なむ=強調の係助詞、結びは連体形となるが、直後に「言へる・詠める」が省略されていると考えられる。係り結びの省略。下線部の「る」が結びの部分であり、完了の助動詞「り」の連体形である
とぞ言へる。なほ飽かずやあらむ、また、かくなむ。
と詠んだ。それでもやはり満足しないのであろうか、また、このように詠んだ。
見し人=亡くなった人、生き別れした人、ここではなくなった娘を意味している。
「見し人」の「し」は過去の助動詞「き」の連体形、接続は連用形
の=格助詞
松=名詞
の=格助詞
千年(ちとせ)=名詞
に=格助詞
見=マ行上一段動詞「見る」の未然形
ましか=反実仮想の助動詞「まし」の未然形、接続は未然形。事実とは反する仮定(仮想)を表す。「ましかば~まし。」あるいは「せば~まし。(「せ」は過去の助動詞「き」の未然形)」、「未然形+ば~まし」という形で反実仮想として使われる。

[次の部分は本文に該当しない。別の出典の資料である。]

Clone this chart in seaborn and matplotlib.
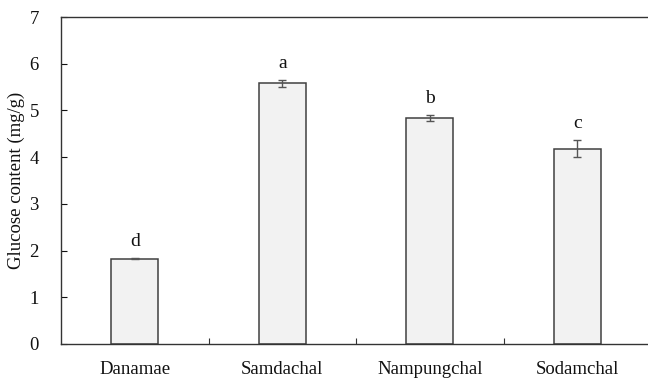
import numpy as np
import pandas as pd
import matplotlib
matplotlib.use("Agg")
import matplotlib.pyplot as plt
import seaborn as sns

# --- Data ---
cultivars = ["Danamae", "Samdachal", "Nampungchal", "Sodamchal"]
glucose = [1.83, 5.58, 4.84, 4.18]
glucose_sd = [0.02, 0.07, 0.06, 0.18]
letters = ["d", "a", "b", "c"]

df = pd.DataFrame({"cultivar": cultivars, "glucose": glucose, "sd": glucose_sd})

sns.set_theme(style="white")
plt.rcParams["font.family"] = ["Liberation Serif", "DejaVu Serif"]

fig = plt.figure(figsize=(6.48, 3.79), dpi=100)
ax = fig.add_axes([61 / 648, 35 / 379, 590 / 648, 327 / 379])

sns.barplot(data=df, x="cultivar", y="glucose", ax=ax, width=0.32,
            color="#f2f2f2", edgecolor="#404040", linewidth=1.1,
            errorbar=None, saturation=1)
ax.errorbar(np.arange(len(df)), df["glucose"], yerr=df["sd"], fmt="none",
            ecolor="#555555", elinewidth=1.0, capsize=3.2, capthick=1.0)

for i, (m, s, lab) in enumerate(zip(glucose, glucose_sd, letters)):
    ax.text(i, m + s + 0.17, lab, ha="center", va="bottom", fontsize=14,
            color="#111111")

ax.set_xlim(-0.5, 3.5)
ax.set_ylim(0, 7)
ax.set_yticks(range(0, 8))
ax.set_xlabel("")
ax.set_ylabel("Glucose content (mg/g)", fontsize=13.5, labelpad=3, color="#111111")

ax.tick_params(axis="y", direction="in", length=4, width=0.8, pad=16,
               labelsize=13.5, colors="#111111", left=True)
ax.tick_params(axis="x", which="major", length=0, pad=12, labelsize=13.5,
               colors="#111111")
ax.set_xticks([0.5, 1.5, 2.5], minor=True)
ax.tick_params(axis="x", which="minor", direction="in", length=4, width=0.8,
               bottom=True, color="#333333")

for side in ["left", "bottom", "top", "right"]:
    ax.spines[side].set_visible(True)
    ax.spines[side].set_color("#333333")
    ax.spines[side].set_linewidth(1.0)

fig.savefig("out.png", dpi=100)
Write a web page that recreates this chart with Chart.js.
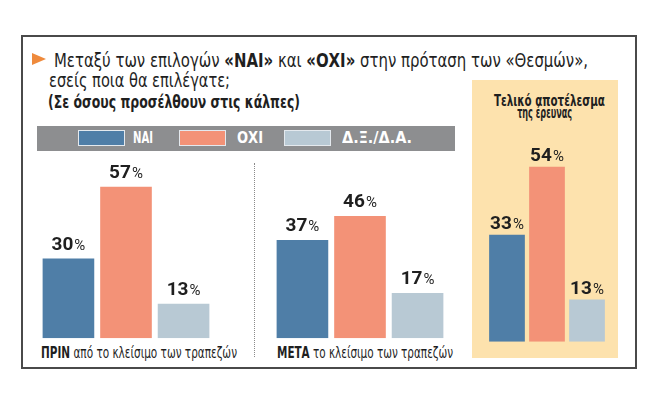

ば=接続助詞、直前に未然形がくると④仮定条件の意味であるが、ここは反実仮想
遠く=ク活用の形容詞「遠し」の連用形
悲しき=シク活用の形容詞「悲し」の連体形
別れ=名詞
せ=サ変動詞「す」の未然形、する。「することがあっただろうか。」
まし=反実仮想の助動詞「まし」の終止形、接続は未然形
や=反語の助動詞。結びは連体形となるが、直後に「ありけむ」が省略されている。「あっただろうか。(いや、なかっただろう。)」。「あり(ラ変動詞・連用形)/けむ(過去推量の助動詞・連体形)」
見し人の 松の千年に 見ましかば 遠く悲しき 別れせましや
亡くなった娘を、千年もの寿命がある松のように(生きながらえて)見ることができたなら、どうして遠い土佐での悲しい別れをすることがあっただろうか。(いや、なかっただろう。)
忘れ難く=ク活用の形容詞「忘れ難し」の連用形
口惜しき=シク活用の形容詞「口惜し」の連体形、残念だ、悔しい。
こと=名詞
多かれ=ク活用の形容詞「多し」の已然形
ど=逆接の接続助詞、活用語の已然形につく。
え=副詞、下に打消の表現を伴って「~できない。」
尽くさ=サ行四段動詞「尽くす」の未然形、全部を出す、ある限り出しきる。
ず=打消の助動詞「ず」の終止形、接続は未然形
忘れ難く、口惜しきこと多かれど、え尽くさず。
忘れられず、残念なことが多いけれど、書き尽くすことができない。
とまれかうまれ=ともかく。何はともあれ。一応「とまれ(副詞)・かう(副詞「かく」の音便化)・あれ(動詞)」と品詞分解される。
とく=ク活用の形容詞「疾し(とし)」の連用形、早い、速い。
破り=ラ行四段動詞「破る(やる)」の連用形、破る、こわす。
て=強意の助動詞「つ」の未然形、接続は連用形。「つ・ぬ」は「完了・強意」の二つの意味があるが、直後に推量系統の助動詞「む・べし・らむ・まし」などが来るときには「強意」の意味となる。
む=意志の助動詞「む」の終止形、接続は未然形。㋜推量・㋑意志・㋕勧誘・㋕仮定・㋓婉曲の五つの意味があるが、文末に来ると「㋜推量・㋑意志・㋕勧誘」のどれかである。
とまれかうまれ、とく破りてむ。
ともかく、(この日記は)早く破ってしまおう。
※最後の「早く破ってしまおう」というのは、謙遜であって、作者(=紀貫之)は初めから他人に見せるつもりで書いているので、本気で日記を破ろうとは思っていない。